Exercise> Lift every line from the entries that includes the word "this".
#### Record extracts
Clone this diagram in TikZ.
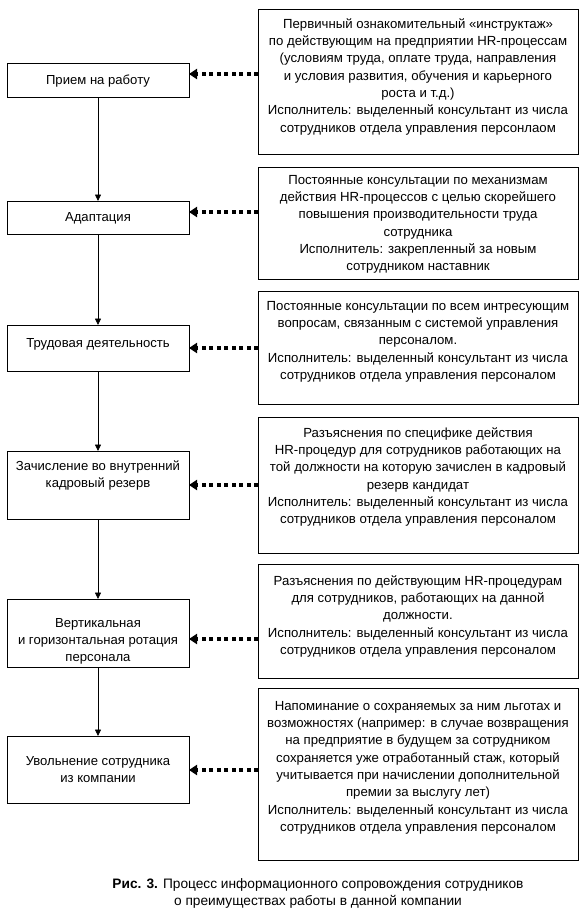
\documentclass[tikz,border=0pt]{standalone}
\usepackage{fontspec}
\setmainfont{Liberation Sans}
\usetikzlibrary{arrows.meta}
\begin{document}
\begin{tikzpicture}[x=1pt,y=-1pt,
  lbox/.style={draw=black, line width=0.8pt, rectangle, inner sep=0pt, outer sep=0pt, anchor=north west, minimum width=182pt},
  rbox/.style={draw=black, line width=0.8pt, rectangle, inner sep=0pt, outer sep=0pt, anchor=north west, minimum width=320pt},
  ltext/.style={anchor=north, align=center, inner sep=0pt, font=\fontsize{13.1}{17}\selectfont},
  rtext/.style={anchor=north, align=center, inner sep=0pt, font=\fontsize{13.2}{17.3}\selectfont},
  flow/.style={draw=black, line width=0.8pt, -{Triangle[length=6.5pt,width=6pt]}},
  info/.style={draw=black, line width=3.5pt, dash pattern=on 4pt off 3.5pt, -{Triangle[length=8pt,width=10pt]}},
]
\useasboundingbox (0,0) rectangle (585,913);
\fill[white] (0,0) rectangle (585,913);

% left process boxes
\node[lbox, minimum height=34pt] (b1) at (7,63) {};
\node[lbox, minimum height=33pt] (b2) at (7,201) {};
\node[lbox, minimum height=46pt] (b3) at (7,325) {};
\node[lbox, minimum height=68pt] (b4) at (7,451) {};
\node[lbox, minimum height=68pt] (b5) at (7,599) {};
\node[lbox, minimum height=67pt] (b6) at (7,736) {};

\node[ltext] (t1) at (98,72) {\strut Прием на работу};
\node[ltext] (t2) at (98,209) {\strut Адаптация};
\node[ltext] (t3) at (98,335) {\strut Трудовая деятельность};
\node[ltext] (t4) at (98,458) {\strut Зачисление во внутренний\\кадровый резерв};
\node[ltext] (t5) at (98,615) {\strut Вертикальная\\и горизонтальная ротация\\персонала};
\node[ltext] (t6) at (98,753) {\strut Увольнение сотрудника\\из компании};

% right info boxes
\node[rbox, minimum height=145pt] (r1) at (258,9) {};
\node[rbox, minimum height=112pt] (r2) at (258,167) {};
\node[rbox, minimum height=113pt] (r3) at (258,291) {};
\node[rbox, minimum height=136pt] (r4) at (258,417) {};
\node[rbox, minimum height=114pt] (r5) at (258,564) {};
\node[rbox, minimum height=172pt] (r6) at (258,688) {};

\node[rtext] (s1) at (418,16) {\strut Первичный ознакомительный «инструктаж»\\
по действующим на предприятии HR-процессам\\
(условиям труда, оплате труда, направления\\
и условия развития, обучения и карьерного\\
роста и т.д.)\\
Исполнитель: выделенный консультант из числа\\
сотрудников отдела управления персонлаом};
\node[rtext] (s2) at (418,172) {\strut Постоянные консультации по механизмам\\
действия HR-процессов с целью скорейшего\\
повышения производительности труда\\
сотрудника\\
Исполнитель: закрепленный за новым\\
сотрудником наставник};
\node[rtext] (s3) at (418,298) {\strut Постоянные консультации по всем интресующим\\
вопросам, связанным с системой управления\\
персоналом.\\
Исполнитель: выделенный консультант из числа\\
сотрудников отдела управления персоналом};
\node[rtext] (s4) at (418,425) {\strut Разъяснения по специфике действия\\
HR-процедур для сотрудников работающих на\\
той должности на которую зачислен в кадровый\\
резерв кандидат\\
Исполнитель: выделенный консультант из числа\\
сотрудников отдела управления персоналом};
\node[rtext] (s5) at (418,573) {\strut Разъяснения по действующим HR-процедурам\\
для сотрудников, работающих на данной\\
должности.\\
Исполнитель: выделенный консультант из числа\\
сотрудников отдела управления персоналом};
\node[rtext] (s6) at (418,698) {\strut Напоминание о сохраняемых за ним льготах и\\
возможностях (например: в случае возвращения\\
на предприятие в будущем за сотрудником\\
сохраняется уже отработанный стаж, который\\
учитывается при начислении дополнительной\\
премии за выслугу лет)\\
Исполнитель: выделенный консультант из числа\\
сотрудников отдела управления персоналом};

% flow connectors
\draw[flow] (b1.south) -- (b2.north);
\draw[flow] (b2.south) -- (b3.north);
\draw[flow] (b3.south) -- (b4.north);
\draw[flow] (b4.south) -- (b5.north);
\draw[flow] (b5.south) -- (b6.north);

% dotted info connectors
\coordinate (y1) at (0,74);
\coordinate (y2) at (0,212);
\coordinate (y3) at (0,348);
\coordinate (y4) at (0,485);
\coordinate (y5) at (0,639);
\coordinate (y6) at (0,770);
\draw[info] (r1.west |- y1) -- (b1.east |- y1);
\draw[info] (r2.west |- y2) -- (b2.east |- y2);
\draw[info] (r3.west |- y3) -- (b3.east |- y3);
\draw[info] (r4.west |- y4) -- (b4.east |- y4);
\draw[info] (r5.west |- y5) -- (b5.east |- y5);
\draw[info] (r6.west |- y6) -- (b6.east |- y6);

% caption
\node[anchor=north, align=center, inner sep=0pt, font=\fontsize{13.7}{17}\selectfont] (cap) at (318,876)
  {\strut\textbf{Рис. 3.} Процесс информационного сопровождения сотрудников\\о преимуществах работы в данной компании};
\end{tikzpicture}
\end{document}
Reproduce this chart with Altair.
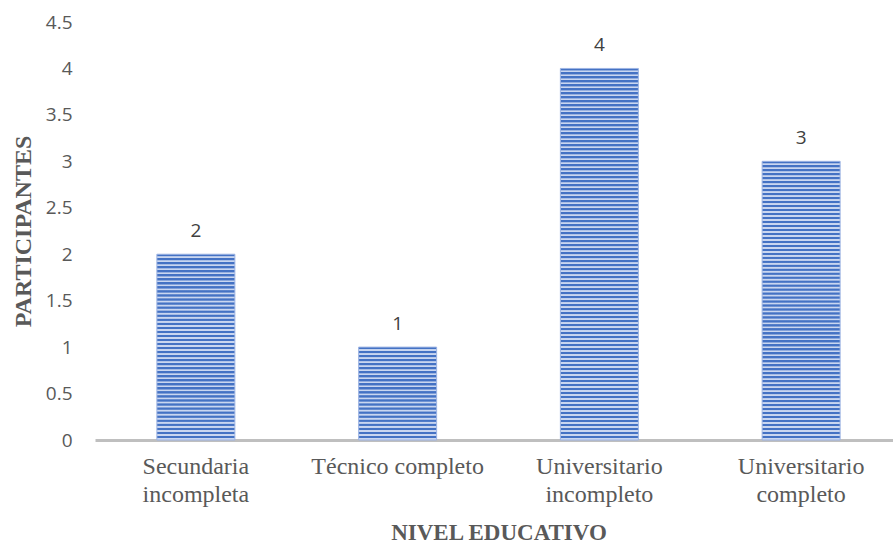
import altair as alt
import pandas as pd

# Participants by education level
niveles = ["Secundaria incompleta", "Técnico completo",
           "Universitario incompleto", "Universitario completo"]
participantes = [2, 1, 4, 3]

df = pd.DataFrame({"nivel": niveles, "n": participantes})

Y_MAX = 4.5
PLOT_H = 418
PLOT_W = 798
STRIPE_PX = 4  # height of one dark+light stripe pair
DARK = "#4472C4"
LIGHT = "#C9D6F0"


def striped_fill(value):
    """Vertical linear gradient that paints horizontal stripes over a bar."""
    bar_px = value / Y_MAX * PLOT_H
    n = max(1, round(bar_px / STRIPE_PX))
    stops = []
    for i in range(n):
        a = i / n
        m = (i + 0.5) / n
        b = (i + 1) / n
        stops += [
            {"offset": a, "color": DARK},
            {"offset": m - 0.1 / n, "color": DARK},
            {"offset": m + 0.1 / n, "color": LIGHT},
            {"offset": b - 0.1 / n, "color": LIGHT},
        ]
    return {"gradient": "linear", "x1": 0, "y1": 0, "x2": 0, "y2": 1,
            "stops": stops}


x_enc = alt.X(
    "nivel:N",
    sort=niveles,
    scale=alt.Scale(domain=niveles, paddingInner=0, paddingOuter=0,
                    range=[0, 807]),
    axis=alt.Axis(
        title="NIVEL EDUCATIVO",
        labelAngle=0,
        labelExpr="datum.label == 'Técnico completo' ? datum.label : split(datum.label, ' ')",
        labelFont="Liberation Serif",
        labelFontSize=24,
        labelColor="#595959",
        labelLineHeight=28,
        labelPadding=26,
        labelBaseline="middle",
        ticks=False,
        domain=True,
        domainColor="#BFBFBF",
        domainWidth=3,
        titleFont="Liberation Serif",
        titleFontSize=23,
        titleFontWeight="bold",
        titleColor="#595959",
        titlePadding=15,
    ),
)

y_enc = alt.Y(
    "n:Q",
    scale=alt.Scale(domain=[0, Y_MAX], nice=False),
    axis=alt.Axis(
        title="PARTICIPANTES",
        values=[0, 0.5, 1, 1.5, 2, 2.5, 3, 3.5, 4, 4.5],
        labelExpr="datum.value + ''",
        labelFont="Open Sans",
        labelFontSize=19,
        labelColor="#595959",
        labelPadding=23,
        ticks=False,
        domain=False,
        grid=False,
        titleFont="Liberation Serif",
        titleFontSize=24,
        titleFontWeight="bold",
        titleColor="#595959",
        titlePadding=10,
    ),
)

layers = []
for nivel, val in zip(niveles, participantes):
    layers.append(
        alt.Chart(df)
        .transform_filter(alt.datum.nivel == nivel)
        .mark_bar(size=78, fill=striped_fill(val), stroke="#9DB4E3",
                  strokeWidth=1)
        .encode(x=x_enc, y=y_enc)
    )

labels = (
    alt.Chart(df)
    .mark_text(font="Open Sans", fontSize=19, color="#404040",
               baseline="alphabetic", dy=-17)
    .encode(x=x_enc, y=y_enc, text="n:Q")
)

chart = (
    alt.layer(*layers, labels)
    .properties(
        width=PLOT_W,
        height=PLOT_H,
        autosize=alt.AutoSizeParams(type="none"),
        padding={"left": 95, "top": 22, "right": 0, "bottom": 104},
        background="white",
    )
    .configure_view(stroke=None)
)

chart.save("out.html", embed_options={"renderer": "svg", "actions": False})
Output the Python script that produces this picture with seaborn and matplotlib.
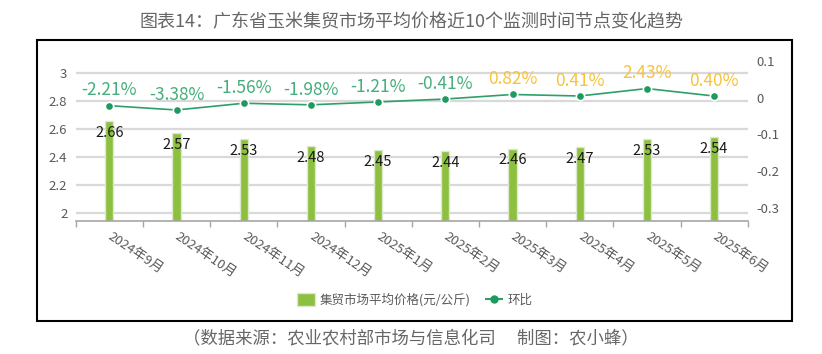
########
Response to the exercise>
Clone this diagram in TikZ.
Reproduce this chart with Altair.
Output the Python script that produces this picture with seaborn and matplotlib.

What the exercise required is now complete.